If you have ever been to a Hackathon or Startup Event, you know that these types of events mostly revolve around software development in some shape or form. The entry-barrier for apps and online services is low - you only require a computer and the skills needed. The competition, however, is proportionally high and it is only the few dedicated people with well-executed ideas that actually become successful startups. In contrast, startups working on physical products are less, which in turn means less competition in developing novel products. In this blog post, we are going to talk a bit about how physical product development in startups differ from traditional software-only startups and how to avoid some of the pitfalls in the development process. Let's start by looking at some of the factors that contribute to the higher entry barrier when developing and designing physical products:

  1. Access to the right manufacturing tools, such as laser-cutters, 3D printers and CNC routers

  2. The lack of experience in using these tools, the accompanying software and managing the overall product development process

These points contribute to the rarity of product startups, simply because the initial investment in these tools has historically been too big and the general availability too limited.

Manufacturing Tools

As manufacturing tools such as 3D-printers and laser-cutters mature, physical product development becomes increasingly feasible with a limited budget. It doesn't require the human capital and the large machine park as it once did. Fabrication labs have been opened all-over, making it possible for ordinary people to bring ideas to the physical realm.

Even 3D-printer/CNC-router sharing has been increasing in popularity for some time now (see if there's any hubs near you on 3DHUBS). 3D printers, such as the Ultimaker, is popular among enthusiasts for its ease of use and relatively cheap price tag.
Other tools, such as the laser-cutter also works great for creating prototypes, as software tools enable digital 3D models to be converted to sliced physical objects, such as seen in Autodesk's 123D Make program below:

Most of these manufacturing tools allow you to iteratively prototype the physical manifestation of your idea, but at one point, you are going to hit a max level of fidelity, as e.g. 6-axis CNC routers and other high-end production machines are still very expensive - but why do you need to do everything yourself? Once you are set on the design, have the embedded hardware on lockdown, you can start consulting companies who work with injection molding and light metal productions. Some companies do a small number of productions, which helps when you're doing a lean launch of a physical product. In developing physical products, you cannot do everything yourself, at least not if you are striving for perfection - iterations are more expensive and still require specialised knowledge, as opposed to software development. The product has to reach a final state, before you enter production, which cannot be said about software, where you can push new builds as your competencies increase. Using external collaborators can also save you a lot of time and headaches, and they are not even expensive (Spoiler! Shameless plug). Material costs can also be reduced, as low-fidelity prototypes in cheap materials, such as foam blocks, can be successfully used for communicating and finalising the design and hardware setup - before choosing product materials and continuing towards production.


Different stages of the development process require different competencies. The skill-set needed throughout is a combination of industrial design, engineering and software development.
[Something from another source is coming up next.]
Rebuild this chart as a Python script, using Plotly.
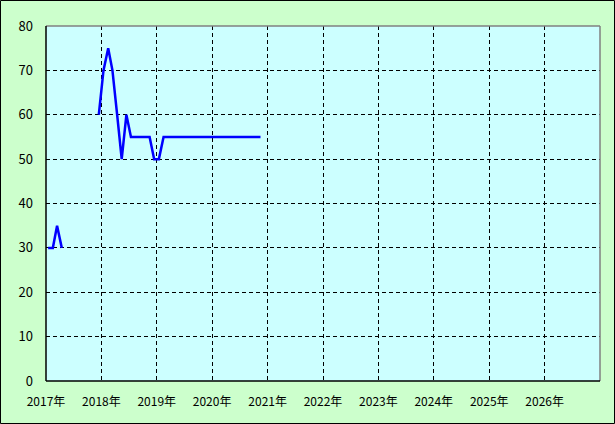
import plotly.graph_objects as go

months = (
    [f"2017-{m:02d}-15" for m in range(1, 13)]
    + [f"2018-{m:02d}-15" for m in range(1, 13)]
    + [f"2019-{m:02d}-15" for m in range(1, 13)]
    + [f"2020-{m:02d}-15" for m in range(1, 12)]
)
values_2017 = [30, 30, 35, 30, None, None, None, None, None, None, None, 60]
values_2018 = [70, 75, 70, 60, 50, 60, 55, 55, 55, 55, 55, 50]
values_2019 = [50, 55, 55, 55, 55, 55, 55, 55, 55, 55, 55, 55]
values_2020 = [55, 55, 55, 55, 55, 55, 55, 55, 55, 55, 55]
values = values_2017 + values_2018 + values_2019 + values_2020

tick_years = list(range(2017, 2027))
tick_vals = [f"{y}-01-01" for y in tick_years]
tick_text = [f"{y}年" for y in tick_years]

FONT = "Noto Sans CJK JP, DejaVu Sans, sans-serif"
W, H = 615, 424
L, R, T, B = 46, 15, 26, 43
pw, ph = W - L - R, H - T - B

fig = go.Figure()
fig.add_trace(go.Scatter(
    x=months, y=values, mode="lines", connectgaps=False,
    line=dict(color="#0000ff", width=2.5), hoverinfo="skip", showlegend=False,
))

fig.update_layout(
    width=W, height=H,
    margin=dict(l=L, r=R, t=T, b=B, pad=0, autoexpand=False),
    paper_bgcolor="#ccffcc", plot_bgcolor="#ccffff",
    font=dict(family=FONT, size=13, color="#000000"),
    showlegend=False,
)
fig.update_xaxes(
    type="date", range=["2017-01-01", "2027-01-01"],
    tickmode="array", tickvals=tick_vals, ticktext=tick_text,
    showgrid=True, gridcolor="#000000", gridwidth=1, griddash="4px,3px",
    showline=False, zeroline=False, ticks="", ticklabelstandoff=12,
    tickfont=dict(size=12), automargin=False,
)
fig.update_yaxes(
    range=[0, 80], dtick=10, tick0=0,
    showgrid=True, gridcolor="#000000", gridwidth=1, griddash="4px,3px",
    showline=False, zeroline=False, ticks="", ticklabelstandoff=12,
    automargin=False,
)

# plot-area border: gray top/right, black left/bottom
fig.add_shape(type="line", xref="paper", yref="paper", x0=0, x1=1, y0=1, y1=1,
              line=dict(color="#808080", width=1.5), layer="above")
fig.add_shape(type="line", xref="paper", yref="paper", x0=1, x1=1, y0=0, y1=1,
              line=dict(color="#808080", width=1.5), layer="above")
fig.add_shape(type="line", xref="paper", yref="paper", x0=0, x1=0, y0=0, y1=1,
              line=dict(color="#000000", width=1.5), layer="above")
fig.add_shape(type="line", xref="paper", yref="paper", x0=0, x1=1, y0=0, y1=0,
              line=dict(color="#000000", width=1.5), layer="above")
# outer figure border
fig.add_shape(type="rect", xref="paper", yref="paper",
              x0=(-L + 0.5) / pw, x1=1 + (R - 0.5) / pw,
              y0=(-B + 0.5) / ph, y1=1 + (T - 0.5) / ph,
              line=dict(color="#000000", width=1), layer="above")

fig.write_html(
    "out.html",
    config={"displayModeBar": False},
    post_script="document.body.style.margin='0';document.body.style.padding='0';",
)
Thus, startups developing physical products require larger, diversified teams with more specialised knowledge or at least outsourcing some of the manufacturing to external collaborators. Many larger consumer product-oriented companies, such as the Danish audio/TV design company Bang & Olufsen, use external product development and design collaborators, since a new set of eyes can provide some new ideas for an existing problem space.
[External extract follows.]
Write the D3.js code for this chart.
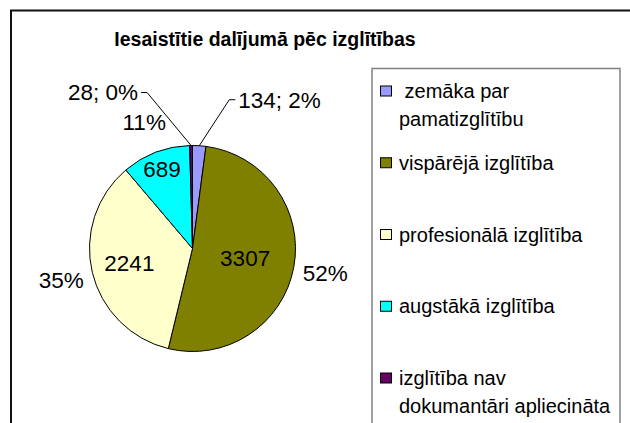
<!DOCTYPE html>
<html>
<head>
<meta charset="utf-8">
<script src="https://cdn.jsdelivr.net/npm/d3@7"></script>
<style>
  body { margin: 0; background: #fff; }
  svg { display: block; font-family: "Liberation Sans", Arial, sans-serif; }
  .title { font-weight: bold; font-size: 19.5px; }
  .lbl { font-size: 22.5px; }
  .leg { font-size: 20px; }
</style>
</head>
<body>
<div id="chart"></div>
<script>
// data
const categories = [
  ' zemāka par pamatizglītību',
  'vispārējā izglītība',
  'profesionālā izglītība',
  'augstākā izglītība',
  'izglītība nav dokumantāri apliecināta'
];
// legend text split into lines as in the original
const legendLines = [
  [' zemāka par', 'pamatizglītību'],
  ['vispārējā izglītība'],
  ['profesionālā izglītība'],
  ['augstākā izglītība'],
  ['izglītība nav', 'dokumantāri apliecināta']
];
const values = [134, 3307, 2241, 689, 28];
const colors = ['#9999ff', '#808000', '#ffffcc', '#00ffff', '#660066'];
const title = 'Iesaistītie dalījumā pēc izglītības';

// layout
const W = 630, H = 423;
const CX = 192.5, CY = 248.5, R = 103;
const OUTER_R = 135;
// leader elbow offsets for the small slices (from arc edge)
const leaderOffsets = [[30, -46], null, null, null, [-44, -53]];

const total = d3.sum(values);
const pct = v => Math.round(v / total * 100) + '%';

const svg = d3.select('#chart').append('svg')
  .attr('width', W).attr('height', H);

// outer frame
svg.append('rect')
  .attr('x', 11).attr('y', 10.5)
  .attr('width', 800).attr('height', 600)
  .attr('fill', 'none').attr('stroke', '#111').attr('stroke-width', 2);

svg.append('text').attr('class', 'title')
  .attr('x', 265).attr('y', 46)
  .attr('text-anchor', 'middle')
  .text(title);

// pie
const pie = d3.pie().sort(null).value(d => d);
const arcs = pie(values);
const arc = d3.arc().innerRadius(0).outerRadius(R);

const $vis = svg.append('g').attr('transform', `translate(${CX},${CY})`);

$vis.selectAll('path.slice')
  .data(arcs)
  .join('path')
  .attr('class', 'slice')
  .attr('d', arc)
  .attr('fill', (d, i) => colors[i])
  .attr('stroke', '#000')
  .attr('stroke-width', 1);

const mid = d => (d.startAngle + d.endAngle) / 2;
const polar = (a, r) => [r * Math.sin(a), -r * Math.cos(a)];
// inside label distance, pushed outward for narrow slices
const innerR = d => {
  const s = d.value / total;
  return (s < 0.15 ? 0.83 : s > 0.4 ? 0.52 : 0.63) * R;
};

// big slices: value inside, percent outside
const big = arcs.filter(d => d.value / total >= 0.05);
const small = arcs.filter(d => d.value / total < 0.05);

$vis.selectAll('text.inner')
  .data(big)
  .join('text')
  .attr('class', 'lbl inner')
  .attr('text-anchor', 'middle')
  .attr('dy', '0.35em')
  .attr('x', d => polar(mid(d), innerR(d))[0])
  .attr('y', d => polar(mid(d), innerR(d))[1])
  .text(d => d.value);

$vis.selectAll('text.outer')
  .data(big)
  .join('text')
  .attr('class', 'lbl outer')
  .attr('text-anchor', 'middle')
  .attr('dy', '0.35em')
  .attr('x', d => polar(mid(d), OUTER_R)[0])
  .attr('y', d => polar(mid(d), OUTER_R)[1])
  .text(d => pct(d.value));

// small slices: "value; pct" with leader line
small.forEach(d => {
  const off = leaderOffsets[d.index];
  const p0 = polar(mid(d), R);
  const elbow = [p0[0] + off[0], p0[1] + off[1]];
  const dir = off[0] > 0 ? 1 : -1;
  const end = [elbow[0] + dir * 6, elbow[1]];
  $vis.append('polyline')
    .attr('points', [p0, elbow, end].map(p => p.join(',')).join(' '))
    .attr('fill', 'none').attr('stroke', '#000').attr('stroke-width', 1);
  $vis.append('text')
    .attr('class', 'lbl')
    .attr('x', end[0] + dir * 3)
    .attr('y', end[1])
    .attr('dy', '0.35em')
    .attr('text-anchor', dir > 0 ? 'start' : 'end')
    .text(`${d.value}; ${pct(d.value)}`);
});

// legend
const $leg = svg.append('g');
$leg.append('rect')
  .attr('x', 372).attr('y', 68.5)
  .attr('width', 248).attr('height', 500)
  .attr('fill', 'none').attr('stroke', '#808080').attr('stroke-width', 1.5);

const ly = d3.scalePoint().domain(d3.range(categories.length)).range([91, 378]);

const items = $leg.selectAll('g.item')
  .data(categories)
  .join('g')
  .attr('class', 'item')
  .attr('transform', (d, i) => `translate(0,${ly(i)})`);

items.append('rect')
  .attr('x', 380.5).attr('y', -5)
  .attr('width', 11).attr('height', 10)
  .attr('fill', (d, i) => colors[i])
  .attr('stroke', '#000').attr('stroke-width', 1);

items.append('text')
  .attr('class', 'leg')
  .attr('xml:space', 'preserve')
  .style('white-space', 'pre')
  .selectAll('tspan')
  .data((d, i) => legendLines[i])
  .join('tspan')
  .attr('x', 399)
  .attr('y', (d, j) => j * 28)
  .attr('dy', '0.35em')
  .text(d => d);
</script>
</body>
</html>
We acknowledge (and love!) the Maker-movement, where DIY enthusiasts engage in both software and product development. These Makers show that the variety of skills needed to development and program physical products can be achieved by a single person - switching between designing 3D models to programming microcontrollers. The ability to both design and program software will be essential for future product designers as technology become more interwoven in physical products.

However, people from different domains can easily contribute to the design process, as ideation, low-fidelity prototyping is fun and engaging activities that effectively communicates ideas to endusers and domain professionals. We love to engage end-users and different stakeholders in low-fidelity prototyping sessions, as these often help people gain a new understanding of their customers' needs and pains.
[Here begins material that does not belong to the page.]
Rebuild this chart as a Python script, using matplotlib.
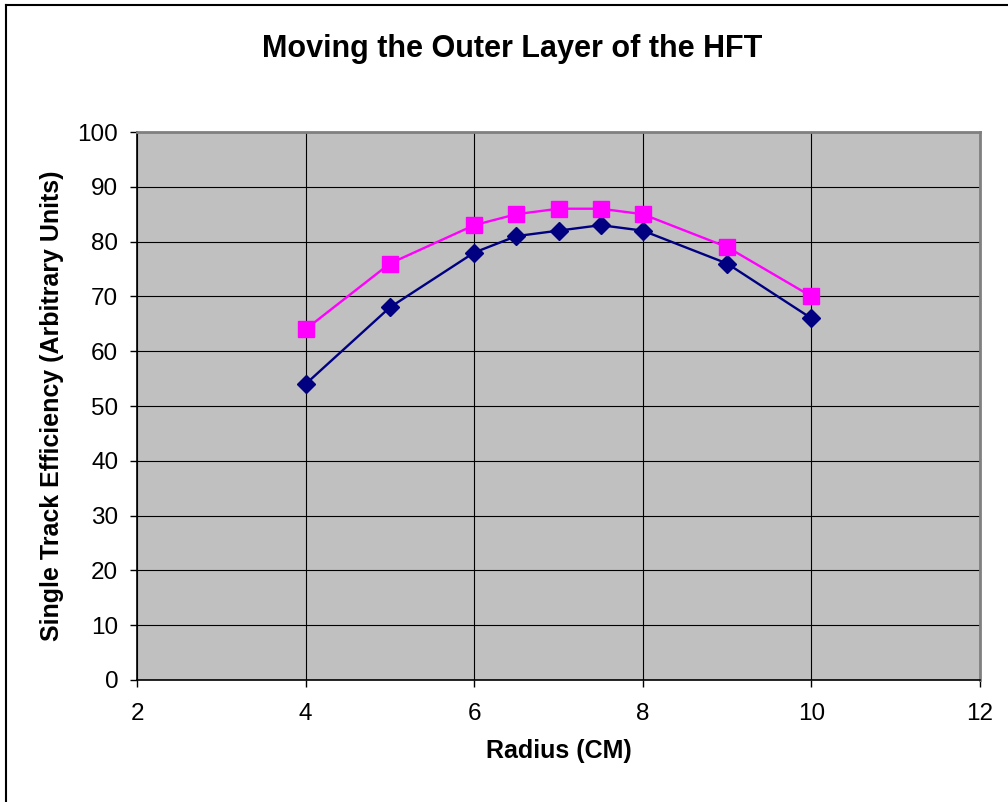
import matplotlib
matplotlib.use('Agg')
import matplotlib.pyplot as plt
from matplotlib.lines import Line2D

plt.rcParams.update({
    "font.family": ["Liberation Sans", "DejaVu Sans"],
    "font.size": 13,
})

# ── Data ───────────────────────────────────────────────────────────────────
radius   = [4, 5, 6, 6.5, 7, 7.5, 8, 9, 10]
eff_blue = [54, 68, 78, 81, 82, 83, 82, 76, 66]
eff_pink = [64, 76, 83, 85, 86, 86, 85, 79, 70]
xticks   = [2, 4, 6, 8, 10, 12]
yticks   = list(range(0, 101, 10))

fig = plt.figure(figsize=(10.08, 8.02), dpi=100)
ax = fig.add_axes([137/1008, 1 - 680/802, (980 - 137)/1008, (680 - 132)/802])
ax.set_facecolor("#C0C0C0")

ax.plot(radius, eff_blue, color="#000080", linewidth=1.7, marker="D",
        markersize=9.5, zorder=3)
ax.plot(radius, eff_pink, color="#FF00FF", linewidth=1.7, marker="s",
        markersize=11, zorder=3)

ax.set_xlim(2, 12)
ax.set_ylim(0, 100)
ax.set_xticks(xticks)
ax.set_yticks(yticks)
ax.grid(True, color="black", linewidth=0.8)
ax.set_axisbelow(True)
ax.tick_params(direction="out", length=5, width=1, labelsize=17.5)
ax.tick_params(axis="x", pad=11.5)
ax.tick_params(axis="y", pad=8.5)

for s in ["left", "bottom"]:
    ax.spines[s].set_color("black")
    ax.spines[s].set_linewidth(1.2)
for s in ["top", "right"]:
    ax.spines[s].set_color("#808080")
    ax.spines[s].set_linewidth(2)

ax.set_xlabel("Radius (CM)", fontsize=18, fontweight="bold", labelpad=10)
ax.set_ylabel("Single Track Efficiency (Arbitrary Units)", fontsize=18,
              fontweight="bold", labelpad=10)
fig.text(512/1008, 1 - 57/802, "Moving the Outer Layer of the HFT",
         fontsize=22, fontweight="bold", ha="center", va="baseline")

# outer chart frame (left and top edges visible)
fig.add_artist(Line2D([6/1008, 6/1008], [0, 1 - 5/802], color="black",
                      linewidth=1.5, transform=fig.transFigure))
fig.add_artist(Line2D([6/1008, 1], [1 - 5/802, 1 - 5/802], color="black",
                      linewidth=1.5, transform=fig.transFigure))

plt.savefig("out.png", dpi=100)
plt.close()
At MONTEM we believe that physical product design is the new norm in startups - it will not replace software startups in any way, but in many cases it will simply make sense to develop a physical product; either as a standalone project, or as an addition to a software project. We believe that consumers will turn towards physical products with accompanying services as a reaction to the many subscription-based SaaS products available currently. Many products will furthermore contain technology - wireless connectivity in particular - as the availability of these chips increases and the prices drop. This will pave the way for the true internet-of-things revolution that is bound to happen within the next few years. Very exciting times ahead, indeed - we can't wait to see what the future brings!